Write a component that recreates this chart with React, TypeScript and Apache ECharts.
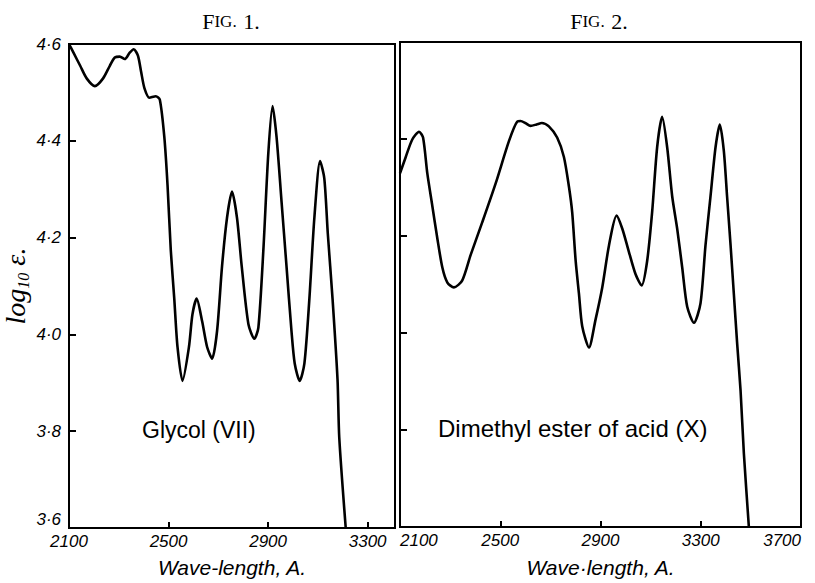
import React, { useEffect, useRef } from "react";
import * as echarts from "echarts";

// ---- data ----
const glycolX = [2100, 2118, 2145, 2171, 2204, 2237, 2264, 2284, 2304, 2324, 2344, 2360, 2377, 2390, 2403, 2423, 2449, 2465, 2483, 2496, 2509, 2523, 2536, 2556, 2582, 2596, 2613, 2635, 2655, 2675, 2695, 2715, 2735, 2755, 2775, 2794, 2821, 2845, 2861, 2881, 2901, 2918, 2934, 2954, 2974, 2994, 3007, 3027, 3046, 3066, 3086, 3109, 3126, 3140, 3159, 3179, 3186, 3212];
const glycolY = [4.600, 4.582, 4.555, 4.529, 4.513, 4.529, 4.555, 4.572, 4.574, 4.569, 4.582, 4.589, 4.576, 4.542, 4.509, 4.489, 4.492, 4.485, 4.408, 4.308, 4.174, 4.074, 3.974, 3.904, 3.974, 4.041, 4.074, 4.027, 3.974, 3.950, 4.007, 4.141, 4.241, 4.295, 4.241, 4.141, 4.021, 3.991, 4.014, 4.174, 4.375, 4.472, 4.408, 4.275, 4.141, 4.007, 3.940, 3.904, 3.940, 4.074, 4.241, 4.358, 4.322, 4.208, 4.074, 3.907, 3.787, 3.600];

const esterX = [2100, 2123, 2149, 2176, 2192, 2209, 2229, 2249, 2269, 2289, 2315, 2348, 2382, 2428, 2482, 2535, 2568, 2581, 2600, 2621, 2645, 2666, 2694, 2727, 2754, 2774, 2787, 2801, 2814, 2827, 2854, 2880, 2907, 2934, 2964, 2987, 3013, 3040, 3064, 3086, 3106, 3126, 3146, 3166, 3186, 3206, 3226, 3246, 3273, 3299, 3319, 3339, 3359, 3376, 3392, 3405, 3419, 3432, 3445, 3459, 3472, 3492];
const esterY = [4.329, 4.363, 4.399, 4.415, 4.403, 4.329, 4.262, 4.195, 4.135, 4.104, 4.094, 4.108, 4.161, 4.228, 4.309, 4.396, 4.436, 4.437, 4.433, 4.427, 4.430, 4.433, 4.426, 4.403, 4.363, 4.302, 4.249, 4.148, 4.081, 4.014, 3.970, 4.027, 4.094, 4.181, 4.242, 4.215, 4.168, 4.121, 4.098, 4.148, 4.249, 4.383, 4.446, 4.383, 4.282, 4.215, 4.135, 4.054, 4.021, 4.061, 4.181, 4.282, 4.383, 4.430, 4.376, 4.282, 4.181, 4.081, 3.980, 3.880, 3.752, 3.600];

const yTicks = [3.6, 3.8, 4.0, 4.2, 4.4, 4.6];
const yTickLabels = ["3·6", "3·8", "4·0", "4·2", "4·4", "4·6"];
const xTicksLeft = [2100, 2500, 2900, 3300];
const xTicksRight = [2100, 2500, 2900, 3300, 3700];

const seriesNames = ["Glycol (VII)", "Dimethyl ester of acid (X)"];
const xNames = ["Wave-length, A.", "Wave·length, A."];

const zip = (xs: number[], ys: number[]) => xs.map((x, i) => [x, ys[i]]);

const labelFont = {
  color: "#000",
  fontFamily: "Liberation Sans",
  fontStyle: "italic" as const,
  fontSize: 17,
};

function yLabel(v: number) {
  const i = yTicks.findIndex((t) => Math.abs(t - v) < 1e-6);
  return i >= 0 ? yTickLabels[i] : "";
}
function xLabelFor(list: number[]) {
  return (v: number) => (list.some((t) => Math.abs(t - v) < 1e-6) ? String(v) : "");
}

export default function App() {
  const ref = useRef<HTMLDivElement>(null);
  useEffect(() => {
    if (!ref.current) return;
    const chart = echarts.init(ref.current, null, { renderer: "svg" });
    const axisLine = { show: true, lineStyle: { color: "#000", width: 2 } };
    const nameStyle = { color: "#000", fontFamily: "Liberation Sans", fontStyle: "italic", fontSize: 21 };
    const titleRich = {
      b: { fontFamily: "Liberation Serif", fontSize: 22, fill: "#000" },
      c: { fontFamily: "Liberation Serif", fontSize: 17, fill: "#000" },
    };
    const option: any = {
      animation: false,
      backgroundColor: "#fff",
      grid: [
        { left: 65, top: 44, width: 330, height: 499, show: true, borderColor: "#000", borderWidth: 2 },
        { left: 400, top: 42, width: 401, height: 497, show: true, borderColor: "#000", borderWidth: 2 },
      ],
      xAxis: [
        {
          type: "value", gridIndex: 0, min: 2100, max: 3410, interval: 400,
          axisLine, splitLine: { show: false },
          axisTick: { show: true, inside: true, length: 6, lineStyle: { color: "#000", width: 2 } },
          axisLabel: { ...labelFont, margin: 5, showMaxLabel: false, formatter: xLabelFor(xTicksLeft) },
          name: xNames[0], nameLocation: "middle", nameGap: 29, nameTextStyle: nameStyle,
        },
        {
          type: "value", gridIndex: 1, min: 2100, max: 3700, interval: 400,
          axisLine, splitLine: { show: false },
          axisTick: { show: true, inside: true, length: 6, lineStyle: { color: "#000", width: 2 } },
          axisLabel: { ...labelFont, margin: 5, alignMinLabel: "left", alignMaxLabel: "right", formatter: xLabelFor(xTicksRight) },
          name: xNames[1], nameLocation: "middle", nameGap: 30, nameTextStyle: nameStyle,
        },
      ],
      yAxis: [
        {
          type: "value", gridIndex: 0, min: 3.6, max: 4.6, interval: 0.2,
          axisLine, splitLine: { show: false },
          axisTick: { show: true, inside: true, length: 7, lineStyle: { color: "#000", width: 2 } },
          axisLabel: { ...labelFont, fontSize: 17, margin: 8, verticalAlignMinLabel: "bottom", formatter: yLabel },
          name: "{a|log}{s|10}{a| ε.}", nameLocation: "middle", nameGap: 38,
          nameTextStyle: {
            color: "#000",
            rich: {
              a: { fontFamily: "Liberation Serif", fontStyle: "italic", fontSize: 28, color: "#000", lineHeight: 32 },
              s: { fontFamily: "Liberation Serif", fontStyle: "italic", fontSize: 16, color: "#000", verticalAlign: "bottom", lineHeight: 16, padding: [10, 0, 0, 0] },
            },
          },
        },
        {
          type: "value", gridIndex: 1, min: 3.6, max: 4.6, interval: 0.2,
          axisLine, splitLine: { show: false },
          axisTick: { show: true, inside: true, length: 7, lineStyle: { color: "#000", width: 2 } },
          axisLabel: { show: false },
        },
      ],
      series: [
        {
          name: seriesNames[0], type: "line", xAxisIndex: 0, yAxisIndex: 0,
          data: zip(glycolX, glycolY), showSymbol: false, smooth: 0.25,
          lineStyle: { color: "#000", width: 2.6 }, clip: true,
        },
        {
          name: seriesNames[1], type: "line", xAxisIndex: 1, yAxisIndex: 1,
          data: zip(esterX, esterY), showSymbol: false, smooth: 0.25,
          lineStyle: { color: "#000", width: 2.6 }, clip: true,
        },
      ],
      graphic: [
        {
          type: "text", x: 231, y: 21,
          style: { text: "{b|F}{c|IG.}  {b|1.}", align: "center", verticalAlign: "middle", rich: titleRich },
        },
        {
          type: "text", x: 599, y: 21,
          style: { text: "{b|F}{c|IG.}  {b|2.}", align: "center", verticalAlign: "middle", rich: titleRich },
        },
        {
          type: "text", x: 142, y: 430,
          style: { text: seriesNames[0], fontFamily: "Liberation Sans", fontSize: 23, fill: "#000", verticalAlign: "middle" },
        },
        {
          type: "text", x: 438, y: 428,
          style: { text: seriesNames[1], fontFamily: "Liberation Sans", fontSize: 24, fill: "#000", verticalAlign: "middle" },
        },
      ],
    };
    chart.setOption(option);
    return () => chart.dispose();
  }, []);
  return <div ref={ref} style={{ width: 815, height: 583, position: "absolute", left: 0, top: 0 }} />;
}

──────────

# Stated goal:
Which lines contain the word "React"? Copy each of them.

# Task solution:
Write a component that recreates this chart with React, TypeScript and Apache ECharts.
import React, { useEffect, useRef } from "react";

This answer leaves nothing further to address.